Wonderful writing. The book is set in 3 parts: first, The Mosque which is set in the cool dry season. It seems to be about Islam and there is a sense of harmony of things. Second, The Caves which is set in the hot season. There is a lot of tension and unrest and the story focuses on the British domination of India and Christianity. The third and final part, The Temple is set in the rainy season, a time of growth, and Hinduism is predominant.
Two of the characters, Mrs. Moore and Adela Quested, want to see and experience the real India but through the story Forster suggests that there is no one India but a clash of cultures and religions. The book points to a future time when maybe, possibly there is more harmony. It is a story of friendships and how difficult it is to establish friendships between peoples of different cultures and faiths.

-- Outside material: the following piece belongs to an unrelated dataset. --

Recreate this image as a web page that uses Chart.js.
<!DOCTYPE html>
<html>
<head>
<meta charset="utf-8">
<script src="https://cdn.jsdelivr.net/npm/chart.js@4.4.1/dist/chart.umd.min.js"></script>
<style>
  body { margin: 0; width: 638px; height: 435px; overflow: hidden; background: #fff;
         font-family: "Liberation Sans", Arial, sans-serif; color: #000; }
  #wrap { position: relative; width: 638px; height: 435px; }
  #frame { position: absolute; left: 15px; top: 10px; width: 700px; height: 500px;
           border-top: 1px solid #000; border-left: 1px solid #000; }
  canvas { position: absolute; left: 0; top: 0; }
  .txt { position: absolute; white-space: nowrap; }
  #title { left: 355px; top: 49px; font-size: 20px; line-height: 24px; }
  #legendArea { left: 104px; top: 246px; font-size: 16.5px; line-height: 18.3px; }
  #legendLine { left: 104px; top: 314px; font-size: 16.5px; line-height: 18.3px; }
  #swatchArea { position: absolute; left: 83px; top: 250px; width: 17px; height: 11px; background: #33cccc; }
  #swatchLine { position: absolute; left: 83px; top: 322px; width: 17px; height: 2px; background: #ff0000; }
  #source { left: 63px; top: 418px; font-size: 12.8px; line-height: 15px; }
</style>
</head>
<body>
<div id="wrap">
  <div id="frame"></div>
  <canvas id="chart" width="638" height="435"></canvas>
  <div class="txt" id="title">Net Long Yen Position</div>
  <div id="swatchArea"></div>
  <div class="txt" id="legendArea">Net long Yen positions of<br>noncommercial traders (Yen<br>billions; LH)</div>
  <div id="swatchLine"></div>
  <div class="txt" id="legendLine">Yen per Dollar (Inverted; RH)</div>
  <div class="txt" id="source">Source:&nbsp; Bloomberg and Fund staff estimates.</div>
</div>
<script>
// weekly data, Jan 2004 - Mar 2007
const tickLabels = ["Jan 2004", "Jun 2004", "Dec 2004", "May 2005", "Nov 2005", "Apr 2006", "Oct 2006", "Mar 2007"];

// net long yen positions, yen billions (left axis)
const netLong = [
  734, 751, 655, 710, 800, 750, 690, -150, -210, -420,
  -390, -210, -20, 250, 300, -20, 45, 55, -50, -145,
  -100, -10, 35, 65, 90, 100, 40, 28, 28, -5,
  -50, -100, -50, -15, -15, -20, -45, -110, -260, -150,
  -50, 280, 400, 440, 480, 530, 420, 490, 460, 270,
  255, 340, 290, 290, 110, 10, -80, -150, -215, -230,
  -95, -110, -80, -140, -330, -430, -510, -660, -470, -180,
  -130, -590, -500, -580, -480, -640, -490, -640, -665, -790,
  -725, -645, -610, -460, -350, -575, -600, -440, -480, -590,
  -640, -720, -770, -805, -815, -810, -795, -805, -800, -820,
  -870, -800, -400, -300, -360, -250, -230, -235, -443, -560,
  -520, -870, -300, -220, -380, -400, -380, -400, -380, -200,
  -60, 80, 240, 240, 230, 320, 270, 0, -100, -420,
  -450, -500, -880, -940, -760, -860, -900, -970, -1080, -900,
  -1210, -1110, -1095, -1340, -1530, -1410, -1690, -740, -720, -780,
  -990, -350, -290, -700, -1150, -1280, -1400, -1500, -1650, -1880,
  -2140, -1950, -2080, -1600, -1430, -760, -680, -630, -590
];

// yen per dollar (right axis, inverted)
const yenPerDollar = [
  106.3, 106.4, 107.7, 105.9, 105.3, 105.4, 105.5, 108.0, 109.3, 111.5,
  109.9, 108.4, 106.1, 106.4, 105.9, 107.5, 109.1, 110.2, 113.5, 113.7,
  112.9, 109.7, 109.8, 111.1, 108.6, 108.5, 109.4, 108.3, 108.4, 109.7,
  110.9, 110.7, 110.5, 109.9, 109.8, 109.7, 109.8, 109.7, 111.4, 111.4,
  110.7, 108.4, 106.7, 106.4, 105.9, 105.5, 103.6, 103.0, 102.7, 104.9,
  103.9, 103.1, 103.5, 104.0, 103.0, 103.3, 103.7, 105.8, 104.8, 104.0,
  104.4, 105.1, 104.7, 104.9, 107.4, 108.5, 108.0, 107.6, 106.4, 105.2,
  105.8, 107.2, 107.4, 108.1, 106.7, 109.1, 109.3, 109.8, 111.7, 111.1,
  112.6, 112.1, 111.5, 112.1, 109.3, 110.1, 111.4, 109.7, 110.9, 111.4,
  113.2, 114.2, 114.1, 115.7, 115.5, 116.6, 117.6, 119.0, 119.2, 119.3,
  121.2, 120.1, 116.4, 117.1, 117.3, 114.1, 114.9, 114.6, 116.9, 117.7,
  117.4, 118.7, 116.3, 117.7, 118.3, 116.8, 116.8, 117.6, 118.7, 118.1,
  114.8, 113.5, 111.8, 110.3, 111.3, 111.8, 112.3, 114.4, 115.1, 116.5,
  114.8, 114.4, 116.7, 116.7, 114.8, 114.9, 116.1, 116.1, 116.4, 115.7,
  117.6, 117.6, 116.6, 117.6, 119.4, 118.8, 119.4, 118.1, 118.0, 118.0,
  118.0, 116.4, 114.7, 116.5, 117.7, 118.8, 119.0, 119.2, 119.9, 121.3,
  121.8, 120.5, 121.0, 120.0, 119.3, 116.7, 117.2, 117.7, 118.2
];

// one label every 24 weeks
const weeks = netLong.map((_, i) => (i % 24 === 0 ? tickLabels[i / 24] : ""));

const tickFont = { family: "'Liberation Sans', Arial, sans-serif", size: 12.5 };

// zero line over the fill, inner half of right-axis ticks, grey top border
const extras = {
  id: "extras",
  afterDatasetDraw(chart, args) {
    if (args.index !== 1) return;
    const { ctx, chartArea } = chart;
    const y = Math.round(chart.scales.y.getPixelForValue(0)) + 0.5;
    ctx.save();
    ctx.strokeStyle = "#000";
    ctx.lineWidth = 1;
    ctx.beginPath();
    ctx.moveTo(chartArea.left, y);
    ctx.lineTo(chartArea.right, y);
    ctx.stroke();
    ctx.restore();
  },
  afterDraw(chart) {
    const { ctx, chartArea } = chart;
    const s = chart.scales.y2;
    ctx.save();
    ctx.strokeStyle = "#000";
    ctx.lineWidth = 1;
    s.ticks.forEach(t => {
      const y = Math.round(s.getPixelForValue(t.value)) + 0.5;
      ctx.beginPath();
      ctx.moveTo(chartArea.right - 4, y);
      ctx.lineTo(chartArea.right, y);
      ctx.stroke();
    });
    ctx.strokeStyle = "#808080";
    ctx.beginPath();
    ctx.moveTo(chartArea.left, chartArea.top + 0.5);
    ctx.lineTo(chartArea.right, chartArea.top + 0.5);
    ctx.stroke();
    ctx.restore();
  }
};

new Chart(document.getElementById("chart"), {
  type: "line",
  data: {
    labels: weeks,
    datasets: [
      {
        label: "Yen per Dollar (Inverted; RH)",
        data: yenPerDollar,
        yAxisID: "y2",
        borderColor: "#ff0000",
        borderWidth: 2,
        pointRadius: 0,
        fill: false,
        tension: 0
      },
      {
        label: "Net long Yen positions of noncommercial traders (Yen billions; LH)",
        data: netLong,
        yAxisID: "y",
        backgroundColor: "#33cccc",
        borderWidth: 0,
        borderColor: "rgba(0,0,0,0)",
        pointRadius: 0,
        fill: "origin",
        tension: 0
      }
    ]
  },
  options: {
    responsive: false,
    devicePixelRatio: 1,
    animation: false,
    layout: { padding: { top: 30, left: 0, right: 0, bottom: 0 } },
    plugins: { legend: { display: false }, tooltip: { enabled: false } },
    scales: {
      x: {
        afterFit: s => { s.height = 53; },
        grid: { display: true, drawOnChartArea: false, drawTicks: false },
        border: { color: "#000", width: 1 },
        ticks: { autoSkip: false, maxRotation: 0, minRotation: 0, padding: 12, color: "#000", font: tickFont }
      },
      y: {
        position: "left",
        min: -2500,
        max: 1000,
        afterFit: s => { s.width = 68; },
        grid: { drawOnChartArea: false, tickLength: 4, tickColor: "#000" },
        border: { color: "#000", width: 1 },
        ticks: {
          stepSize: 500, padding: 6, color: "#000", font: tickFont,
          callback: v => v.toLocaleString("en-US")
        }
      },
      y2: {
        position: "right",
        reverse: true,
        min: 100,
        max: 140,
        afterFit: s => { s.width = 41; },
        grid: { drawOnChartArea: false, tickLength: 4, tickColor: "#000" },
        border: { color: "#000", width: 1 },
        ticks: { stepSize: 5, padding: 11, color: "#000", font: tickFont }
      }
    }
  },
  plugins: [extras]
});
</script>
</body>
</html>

A beautiful and yet eerie novel.
A classic for a reason. Beautiful and thoughtful, with a cruel clash of cultures at the heart.
Civilized prose infused with raw emotions. The characters are multi-dimensional, as are their motives, which makes for a fascinating read
A terrific audiobook to listen to. Very funny.
Enjoyable read. The movie is worth watching too.
Last week, a man sitting next to me on a plane asked me if this was the first time I had read this book - and I thought, hey I like you because you are as nosy as me checking out what everyone else is reading. I had already taken note of his book as well. Imagine how wonderful to have read all the great books and had time to go back and read the best over again. I love Forster, but don't think I'll revisit this book.
A beautifully written account of British Imperialism in India in the 1920's. Forster's writing is wonderful, but I prefered his A Room with a View--much more humour there.
Miss Adela Quested, Mrs. Moore, and Cyril Fielding arrive in India and cross paths with Dr. Aziz.